SUMMARY OF THE INVENTION
The above-mentioned objects are achieved with a buoy of the
introductorily stated type which, according to the invention, is
characterized in that it comprises an outer buoyancy member which
is arranged for releasable locking to the receiving space of the
vessel by means of a locking mechanism arranged therein, and
centrally in the outer member a rotatably mounted member which
forms a passage for medium and which at its ends is arranged for
connection to the transfer line and the tube system on the vessel,
respectively, and that the buoy at its upper end is connected to a
means for hoisting and introducing the buoy into the receiving
space of the vessel.
In an advantageous embodiment of the buoy according to the
invention the outer buoyancy member consists of an upper and a
lower at least partly essentially conically shaped member, the
upper cone member comprising a collar having a downwards facing
annular abutment edge for engagement with locking elements in the
locking mechanism of the receiving space.
In the present buoy the vessel is rigidly attached to the outer
buoyancy member of the buoy and is rotatable about the rotatably
mounted central member, so that the buoy itself is a rotating body.
The central member has a relatively small mass and a small inertia,
so that a good turning stability is obtained with turning of the
outer buoyancy member together with the vessel in question in the
receiving space of which the buoy is connected.
The buoy has a construction which gives a simple installation and
dismantling, and correspondingly low costs. It is envisaged that
the weight of the buoy will be in the range of 30-50 tons. Since
the buoy is of the submerged type wherein the buoy, when it is not
in use, floats at a suitable depth below the water surface, there
is also obtained the advantage that the buoy will not be damaged or
represent any danger to seagoing traffic.

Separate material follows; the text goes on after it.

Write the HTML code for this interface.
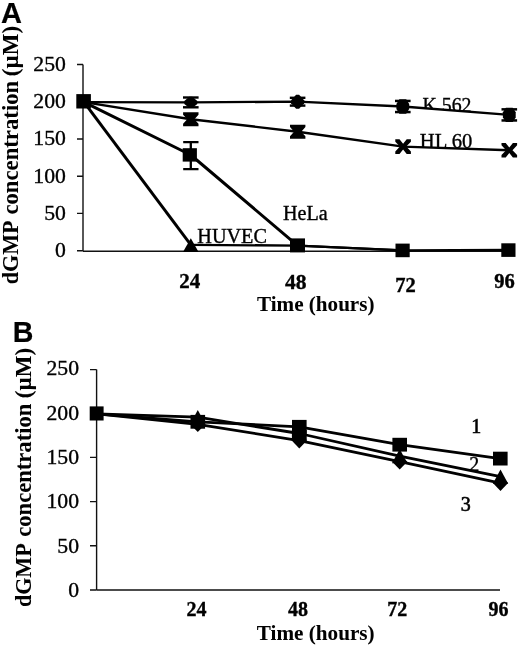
<!DOCTYPE html>
<html>
<head>
<meta charset="utf-8">
<title>dGMP concentration</title>
<style>
html,body{margin:0;padding:0;background:#fff;}
body{width:520px;height:646px;overflow:hidden;font-family:"Liberation Serif",serif;}
svg{display:block;will-change:transform;opacity:0.9999;}
text{font-family:"Liberation Serif",serif;fill:#000;stroke:#000;stroke-width:0.35;}
.t{font-size:20px;}
.b{font-size:inherit;font-weight:bold;stroke-width:0.05;}
.p{font-family:"Liberation Sans",sans-serif;font-weight:bold;font-size:20px;}
.ln{stroke:#000;stroke-width:2.8;fill:none;stroke-linejoin:round;}
.ax{stroke:#111;stroke-width:1.4;fill:none;}
.eb{stroke:#000;stroke-width:2.3;fill:none;}
</style>
</head>
<body>
<svg width="520" height="646" viewBox="0 0 520 646">
<rect width="520" height="646" fill="#fff"/>
<defs>
  <clipPath id="ck"><path d="M410,90 H485 V113.1 L410,107.7Z"/></clipPath>
  <clipPath id="ch"><path d="M410,125 H485 V149.8 L410,147.1Z"/></clipPath>
</defs>

<!-- ================= PANEL A ================= -->
<text class="p" x="0.9" y="23.2" style="font-size:29px;stroke-width:0.2">A</text>

<g transform="translate(18,0) rotate(-90)" style="font-size:22.6px">
  <text class="b" x="-284.2" y="0" textLength="63.8" lengthAdjust="spacingAndGlyphs">dGMP</text>
  <text class="b" x="-214.6" y="0" textLength="133.8" lengthAdjust="spacingAndGlyphs">concentration</text>
  <text class="b" x="-76.2" y="0" textLength="50.4" lengthAdjust="spacingAndGlyphs">(µM)</text>
</g>

<path class="ax" d="M83,64.5V251 M77,64.5H83 M77,101.7H83 M77,139H83 M77,176.2H83 M77,213.4H83 M77,250.7H83"/>
<path class="ax" d="M83,251.2H508" stroke-width="1.2"/>

<g class="t" text-anchor="end" transform="translate(65.9,0) scale(1.085,1)">
  <text x="0" y="70.9">250</text>
  <text x="0" y="108.1">200</text>
  <text x="0" y="145.4">150</text>
  <text x="0" y="182.6">100</text>
  <text x="0" y="219.8">50</text>
  <text x="0" y="257.1">0</text>
</g>
<g class="t" text-anchor="middle" style="font-weight:bold;stroke-width:0.1">
  <text x="189.7" y="288.1" textLength="21" lengthAdjust="spacingAndGlyphs">24</text>
  <text x="295.8" y="288.6" textLength="21.5" lengthAdjust="spacingAndGlyphs">48</text>
  <text x="405.4" y="292" textLength="20.5" lengthAdjust="spacingAndGlyphs">72</text>
  <text x="504.6" y="288" textLength="20.5" lengthAdjust="spacingAndGlyphs">96</text>
</g>
<text class="b" style="font-size:21px" x="257" y="311.3" textLength="117.5" lengthAdjust="spacingAndGlyphs">Time (hours)</text>

<!-- labels -->
<g clip-path="url(#ck)"><text class="t" x="422.5" y="112.2" textLength="49" lengthAdjust="spacingAndGlyphs">K 562</text></g>
<g clip-path="url(#ch)"><text class="t" x="419.8" y="147.8" textLength="52.5" lengthAdjust="spacingAndGlyphs">HL 60</text></g>
<text class="t" x="283" y="220.2" textLength="44.6" lengthAdjust="spacingAndGlyphs">HeLa</text>
<text class="t" x="197.3" y="243" textLength="69.6" lengthAdjust="spacingAndGlyphs">HUVEC</text>
<!-- series lines A -->
<path class="ln" style="stroke-width:2.3" d="M84.0,102.1 L190.8,102.4 L297.6,101.7 L402.8,106.5 L509.3,114.9"/>
<path class="ln" style="stroke-width:2.4" d="M84.0,102.1 L190.8,119.2 L297.7,131.7 L403.1,146.6 L509.3,150.2"/>
<path class="ln" style="stroke-width:3" d="M84.0,102.1 L190.8,155.0 L297.6,245.6"/>
<path class="ln" style="stroke-width:2.3" d="M297.6,245.6 L402.6,250.3 L508.4,250.0"/>
<path class="ln" style="stroke-width:3" d="M84.0,102.1 L190.8,244.8"/>
<path class="ln" style="stroke-width:2.3" d="M190.8,244.8 L297.6,245.6 L402.6,250.3"/>
<g fill="#000">
<path d="M190.8,238.2 L198.6,252.0 H183.0Z"/>
<rect x="76.3" y="94.1" width="14.6" height="14.4"/>
<rect x="182.7" y="148.2" width="14.2" height="13.4"/>
<rect x="290" y="238.4" width="15" height="14"/>
<rect x="395.5" y="243.6" width="14.2" height="13.6"/>
<rect x="501.3" y="243.3" width="14.2" height="13.6"/>
</g>
<path class="eb" d="M190.8,142.2V169.2 M183.2,142.2H198.5 M183.2,169.2H198.5"/>
<g fill="#000">
<rect x="183.0" y="96.3" width="15.6" height="2.4"/><rect x="183.0" y="106.1" width="15.6" height="2.4"/><path d="M184.3,100.9 L189.3,96.8 L192.3,96.8 L197.3,100.9 L197.3,103.9 L192.3,108.0 L189.3,108.0 L184.3,103.9Z"/>
<rect x="289.8" y="96.6" width="15.6" height="2.4"/><rect x="289.8" y="104.4" width="15.6" height="2.4"/><path d="M291.1,100.2 L296.1,94.7 L299.1,94.7 L304.1,100.2 L304.1,103.2 L299.1,108.7 L296.1,108.7 L291.1,103.2Z"/>
<rect x="395.0" y="99.7" width="15.6" height="2.5"/><rect x="395.0" y="110.8" width="15.6" height="2.5"/><path d="M396.4,103.9 L399.4,99.3 L406.2,99.3 L409.2,103.9 L409.2,109.1 L406.2,113.7 L399.4,113.7 L396.4,109.1Z"/>
<rect x="501.5" y="108.1" width="15.6" height="2.5"/><rect x="501.5" y="119.2" width="15.6" height="2.5"/><path d="M502.9,112.3 L505.9,107.7 L512.7,107.7 L515.7,112.3 L515.7,117.5 L512.7,122.1 L505.9,122.1 L502.9,117.5Z"/>
<path d="M183.1,112.3 L198.5,112.3 L198.5,114.8 L194.4,119.2 L198.5,123.8 L198.5,126.2 L183.1,126.2 L183.1,123.8 L187.2,119.2 L183.1,114.8Z"/>
<path d="M290.0,124.7 L305.4,124.7 L305.4,127.1 L301.3,131.7 L305.4,136.2 L305.4,138.7 L290.0,138.7 L290.0,136.2 L294.1,131.7 L290.0,127.1Z"/>
<path d="M395.3,139.3 L399.5,139.3 L403.1,143.8 L406.7,139.3 L410.9,139.3 L410.9,141.7 L406.3,146.6 L410.9,151.5 L410.9,153.9 L406.7,153.9 L403.1,149.4 L399.5,153.9 L395.3,153.9 L395.3,151.5 L399.9,146.6 L395.3,141.7Z"/>
<path d="M501.5,142.9 L505.7,142.9 L509.3,147.4 L512.9,142.9 L517.1,142.9 L517.1,145.3 L512.5,150.2 L517.1,155.1 L517.1,157.5 L512.9,157.5 L509.3,153.0 L505.7,157.5 L501.5,157.5 L501.5,155.1 L506.1,150.2 L501.5,145.3Z"/>
</g>

<!-- ================= PANEL B ================= -->
<text class="p" x="12.7" y="341.9" style="font-size:28.6px;stroke-width:0.2">B</text>

<g transform="translate(30.9,0) rotate(-90)" style="font-size:22.6px">
  <text class="b" x="-607.1" y="0" textLength="63.8" lengthAdjust="spacingAndGlyphs">dGMP</text>
  <text class="b" x="-536.8" y="0" textLength="133.2" lengthAdjust="spacingAndGlyphs">concentration</text>
  <text class="b" x="-398.3" y="0" textLength="50.4" lengthAdjust="spacingAndGlyphs">(µM)</text>
</g>

<path class="ax" d="M96.6,369.4V590 M90,369.6H96.6 M90,413.2H96.6 M90,457.4H96.6 M90,501.6H96.6 M90,545.8H96.6 M90,590H96.6"/>
<path class="ax" d="M96.6,590H500" stroke-width="1.2"/>

<g class="t" text-anchor="end" transform="translate(79,0) scale(1.085,1)">
  <text x="0" y="375.2">250</text>
  <text x="0" y="420">200</text>
  <text x="0" y="464.2">150</text>
  <text x="0" y="508.4">100</text>
  <text x="0" y="552.6">50</text>
  <text x="0" y="596.8">0</text>
</g>
<g class="t" text-anchor="middle" style="font-weight:bold;stroke-width:0.1">
  <text x="196.6" y="615.8">24</text>
  <text x="297.9" y="615.8">48</text>
  <text x="397.3" y="615.8">72</text>
  <text x="498.5" y="615.8">96</text>
</g>
<text class="b" style="font-size:21px" x="256.8" y="640" textLength="117.8" lengthAdjust="spacingAndGlyphs">Time (hours)</text>

<text class="t" x="471.3" y="433.3" style="stroke-width:0.6">1</text>
<text class="t" x="469.3" y="470.6">2</text>
<text class="t" x="460.8" y="511.2" style="stroke-width:0.6">3</text>

<path class="ln"  d="M97.0,413.9 L197.8,421.8 L299.3,426.8 L399.7,444.7 L500.3,458.6"/>
<path class="ln"  d="M97.0,413.9 L197.8,417.2 L299.3,433.5 L399.7,456.2 L500.5,476.7"/>
<path class="ln"  d="M97.0,413.9 L197.8,424.3 L299.3,440.6 L399.7,461.7 L500.5,483.1"/>
<g fill="#000">
<rect x="89.7" y="406.4" width="13.9" height="14.1"/>
<rect x="190.5" y="414.9" width="14.6" height="13.8"/>
<rect x="292.0" y="419.9" width="14.6" height="13.8"/>
<rect x="392.4" y="437.8" width="14.6" height="13.8"/>
<rect x="493.0" y="451.7" width="14.6" height="13.8"/>
<path d="M197.8,409.9 L205.5,424.2 H190.1Z"/>
<path d="M299.3,426.2 L307.0,440.5 H291.6Z"/>
<path d="M399.7,448.9 L407.4,463.2 H392.0Z"/>
<path d="M500.5,469.4 L508.2,483.7 H492.8Z"/>
<path d="M190.2,424.3 L197.8,416.5 L205.4,424.3 L197.8,432.1Z"/>
<path d="M291.7,440.6 L299.3,432.8 L306.9,440.6 L299.3,448.4Z"/>
<path d="M392.1,461.7 L399.7,453.9 L407.3,461.7 L399.7,469.5Z"/>
<path d="M492.9,483.1 L500.5,475.3 L508.1,483.1 L500.5,490.9Z"/>
<rect x="291.9" y="430" width="14.8" height="9.8"/>
</g>
</svg>
</body>
</html>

The invention will be further described below in connection with a
exemplary embodiment with reference to the drawings, wherein
BRIEF DESCRIPTION OF THE DRAWINGS
FIG. 1 shows a view of a vessel and an anchored buoy, wherein the
buoy is shown in a submerged position of equilibrium as well as in
a connected condition;
FIG. 2 shows a schematic side view of a part of a vessel having a
receiving space receiving a buoy according to the invention;
FIGS. 3 and 4 show two embodiments of buoys according to the
invention;
FIG. 5 shows a sectional side view of an embodiment of a receiving
space in a vessel and a buoy adapted thereto;
FIG. 6 shows a similar view as in FIG. 5, wherein parts of the buoy
are partly dismantled;
FIG. 7 shows a schematic sectional view of the receiving space in
FIG. 6, at right angles to the sectional plane in FIG. 6; and
FIG. 8 shows a sectional view of an additional embodiment of a buoy
according to the invention.
DESCRIPTION OF THE PREFERRED EMBODIMENTS
In the various drawing Figures corresponding members and elements
are designated by the same reference numerals.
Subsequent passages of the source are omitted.